### Required task
Present the following data again exactly as it is shown.

### Information supplied
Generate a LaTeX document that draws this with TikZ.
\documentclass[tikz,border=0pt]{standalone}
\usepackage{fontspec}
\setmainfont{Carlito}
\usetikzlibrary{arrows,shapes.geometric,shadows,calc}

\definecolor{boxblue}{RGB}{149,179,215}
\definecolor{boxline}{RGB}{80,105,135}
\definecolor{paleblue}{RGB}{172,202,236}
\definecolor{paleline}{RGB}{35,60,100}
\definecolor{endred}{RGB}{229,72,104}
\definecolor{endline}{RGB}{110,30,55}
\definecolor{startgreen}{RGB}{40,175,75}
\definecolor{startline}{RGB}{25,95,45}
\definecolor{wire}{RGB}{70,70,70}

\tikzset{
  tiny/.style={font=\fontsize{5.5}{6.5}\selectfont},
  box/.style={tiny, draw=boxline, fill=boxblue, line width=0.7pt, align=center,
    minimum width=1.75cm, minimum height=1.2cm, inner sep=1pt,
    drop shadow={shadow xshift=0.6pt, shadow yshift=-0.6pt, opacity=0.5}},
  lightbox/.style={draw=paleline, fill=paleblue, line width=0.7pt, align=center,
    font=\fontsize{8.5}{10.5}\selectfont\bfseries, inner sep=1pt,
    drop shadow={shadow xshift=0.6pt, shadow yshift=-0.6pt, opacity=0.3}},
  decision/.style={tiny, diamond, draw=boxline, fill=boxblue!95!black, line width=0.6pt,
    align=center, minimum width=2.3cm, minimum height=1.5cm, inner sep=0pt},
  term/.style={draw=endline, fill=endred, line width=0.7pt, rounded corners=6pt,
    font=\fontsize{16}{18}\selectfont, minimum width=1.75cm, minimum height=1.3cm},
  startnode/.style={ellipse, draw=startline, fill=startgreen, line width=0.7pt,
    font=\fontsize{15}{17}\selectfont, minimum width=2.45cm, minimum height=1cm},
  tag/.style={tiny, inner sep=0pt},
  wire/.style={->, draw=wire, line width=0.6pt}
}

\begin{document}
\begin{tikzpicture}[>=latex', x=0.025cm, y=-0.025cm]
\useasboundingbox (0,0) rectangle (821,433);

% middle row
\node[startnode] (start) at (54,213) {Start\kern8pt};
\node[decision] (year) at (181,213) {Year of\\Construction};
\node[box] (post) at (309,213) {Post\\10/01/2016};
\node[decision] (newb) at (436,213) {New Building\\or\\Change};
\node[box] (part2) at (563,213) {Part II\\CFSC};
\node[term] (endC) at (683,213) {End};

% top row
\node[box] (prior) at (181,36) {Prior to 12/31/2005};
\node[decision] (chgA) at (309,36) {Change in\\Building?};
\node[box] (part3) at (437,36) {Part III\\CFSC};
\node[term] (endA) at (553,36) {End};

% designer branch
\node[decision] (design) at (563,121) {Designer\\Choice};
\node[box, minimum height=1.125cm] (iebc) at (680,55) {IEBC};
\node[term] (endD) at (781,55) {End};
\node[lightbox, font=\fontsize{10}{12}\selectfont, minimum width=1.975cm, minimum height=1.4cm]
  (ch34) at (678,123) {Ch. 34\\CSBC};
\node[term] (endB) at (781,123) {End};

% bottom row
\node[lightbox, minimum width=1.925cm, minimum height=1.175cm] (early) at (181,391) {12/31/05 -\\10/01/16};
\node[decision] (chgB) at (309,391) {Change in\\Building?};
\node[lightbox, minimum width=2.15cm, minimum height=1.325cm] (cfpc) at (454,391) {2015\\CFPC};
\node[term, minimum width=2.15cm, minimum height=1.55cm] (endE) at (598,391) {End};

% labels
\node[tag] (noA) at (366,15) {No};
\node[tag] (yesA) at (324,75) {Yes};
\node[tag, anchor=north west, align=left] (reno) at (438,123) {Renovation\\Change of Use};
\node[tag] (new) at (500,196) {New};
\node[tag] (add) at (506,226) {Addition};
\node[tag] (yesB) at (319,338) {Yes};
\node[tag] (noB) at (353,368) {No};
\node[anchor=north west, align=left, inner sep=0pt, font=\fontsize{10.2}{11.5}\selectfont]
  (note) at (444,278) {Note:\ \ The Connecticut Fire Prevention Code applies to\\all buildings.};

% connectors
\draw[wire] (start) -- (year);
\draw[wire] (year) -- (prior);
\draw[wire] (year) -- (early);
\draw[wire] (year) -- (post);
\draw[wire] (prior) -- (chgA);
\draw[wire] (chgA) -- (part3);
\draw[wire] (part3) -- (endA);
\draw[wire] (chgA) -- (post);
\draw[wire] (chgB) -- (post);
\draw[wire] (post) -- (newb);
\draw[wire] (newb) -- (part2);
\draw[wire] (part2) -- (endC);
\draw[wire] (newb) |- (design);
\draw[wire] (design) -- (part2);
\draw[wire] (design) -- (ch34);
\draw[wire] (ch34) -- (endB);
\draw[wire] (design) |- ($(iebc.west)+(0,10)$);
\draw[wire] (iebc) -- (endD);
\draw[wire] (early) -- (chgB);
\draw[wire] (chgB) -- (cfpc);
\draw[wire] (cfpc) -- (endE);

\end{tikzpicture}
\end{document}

### Problem solution
Generate a LaTeX document that draws this with TikZ.
\documentclass[tikz,border=0pt]{standalone}
\usepackage{fontspec}
\setmainfont{Carlito}
\usetikzlibrary{arrows,shapes.geometric,shadows,calc}

\definecolor{boxblue}{RGB}{149,179,215}
\definecolor{boxline}{RGB}{80,105,135}
\definecolor{paleblue}{RGB}{172,202,236}
\definecolor{paleline}{RGB}{35,60,100}
\definecolor{endred}{RGB}{229,72,104}
\definecolor{endline}{RGB}{110,30,55}
\definecolor{startgreen}{RGB}{40,175,75}
\definecolor{startline}{RGB}{25,95,45}
\definecolor{wire}{RGB}{70,70,70}

\tikzset{
  tiny/.style={font=\fontsize{5.5}{6.5}\selectfont},
  box/.style={tiny, draw=boxline, fill=boxblue, line width=0.7pt, align=center,
    minimum width=1.75cm, minimum height=1.2cm, inner sep=1pt,
    drop shadow={shadow xshift=0.6pt, shadow yshift=-0.6pt, opacity=0.5}},
  lightbox/.style={draw=paleline, fill=paleblue, line width=0.7pt, align=center,
    font=\fontsize{8.5}{10.5}\selectfont\bfseries, inner sep=1pt,
    drop shadow={shadow xshift=0.6pt, shadow yshift=-0.6pt, opacity=0.3}},
  decision/.style={tiny, diamond, draw=boxline, fill=boxblue!95!black, line width=0.6pt,
    align=center, minimum width=2.3cm, minimum height=1.5cm, inner sep=0pt},
  term/.style={draw=endline, fill=endred, line width=0.7pt, rounded corners=6pt,
    font=\fontsize{16}{18}\selectfont, minimum width=1.75cm, minimum height=1.3cm},
  startnode/.style={ellipse, draw=startline, fill=startgreen, line width=0.7pt,
    font=\fontsize{15}{17}\selectfont, minimum width=2.45cm, minimum height=1cm},
  tag/.style={tiny, inner sep=0pt},
  wire/.style={->, draw=wire, line width=0.6pt}
}

\begin{document}
\begin{tikzpicture}[>=latex', x=0.025cm, y=-0.025cm]
\useasboundingbox (0,0) rectangle (821,433);

% middle row
\node[startnode] (start) at (54,213) {Start\kern8pt};
\node[decision] (year) at (181,213) {Year of\\Construction};
\node[box] (post) at (309,213) {Post\\10/01/2016};
\node[decision] (newb) at (436,213) {New Building\\or\\Change};
\node[box] (part2) at (563,213) {Part II\\CFSC};
\node[term] (endC) at (683,213) {End};

% top row
\node[box] (prior) at (181,36) {Prior to 12/31/2005};
\node[decision] (chgA) at (309,36) {Change in\\Building?};
\node[box] (part3) at (437,36) {Part III\\CFSC};
\node[term] (endA) at (553,36) {End};

% designer branch
\node[decision] (design) at (563,121) {Designer\\Choice};
\node[box, minimum height=1.125cm] (iebc) at (680,55) {IEBC};
\node[term] (endD) at (781,55) {End};
\node[lightbox, font=\fontsize{10}{12}\selectfont, minimum width=1.975cm, minimum height=1.4cm]
  (ch34) at (678,123) {Ch. 34\\CSBC};
\node[term] (endB) at (781,123) {End};

% bottom row
\node[lightbox, minimum width=1.925cm, minimum height=1.175cm] (early) at (181,391) {12/31/05 -\\10/01/16};
\node[decision] (chgB) at (309,391) {Change in\\Building?};
\node[lightbox, minimum width=2.15cm, minimum height=1.325cm] (cfpc) at (454,391) {2015\\CFPC};
\node[term, minimum width=2.15cm, minimum height=1.55cm] (endE) at (598,391) {End};

% labels
\node[tag] (noA) at (366,15) {No};
\node[tag] (yesA) at (324,75) {Yes};
\node[tag, anchor=north west, align=left] (reno) at (438,123) {Renovation\\Change of Use};
\node[tag] (new) at (500,196) {New};
\node[tag] (add) at (506,226) {Addition};
\node[tag] (yesB) at (319,338) {Yes};
\node[tag] (noB) at (353,368) {No};
\node[anchor=north west, align=left, inner sep=0pt, font=\fontsize{10.2}{11.5}\selectfont]
  (note) at (444,278) {Note:\ \ The Connecticut Fire Prevention Code applies to\\all buildings.};

% connectors
\draw[wire] (start) -- (year);
\draw[wire] (year) -- (prior);
\draw[wire] (year) -- (early);
\draw[wire] (year) -- (post);
\draw[wire] (prior) -- (chgA);
\draw[wire] (chgA) -- (part3);
\draw[wire] (part3) -- (endA);
\draw[wire] (chgA) -- (post);
\draw[wire] (chgB) -- (post);
\draw[wire] (post) -- (newb);
\draw[wire] (newb) -- (part2);
\draw[wire] (part2) -- (endC);
\draw[wire] (newb) |- (design);
\draw[wire] (design) -- (part2);
\draw[wire] (design) -- (ch34);
\draw[wire] (ch34) -- (endB);
\draw[wire] (design) |- ($(iebc.west)+(0,10)$);
\draw[wire] (iebc) -- (endD);
\draw[wire] (early) -- (chgB);
\draw[wire] (chgB) -- (cfpc);
\draw[wire] (cfpc) -- (endE);

\end{tikzpicture}
\end{document}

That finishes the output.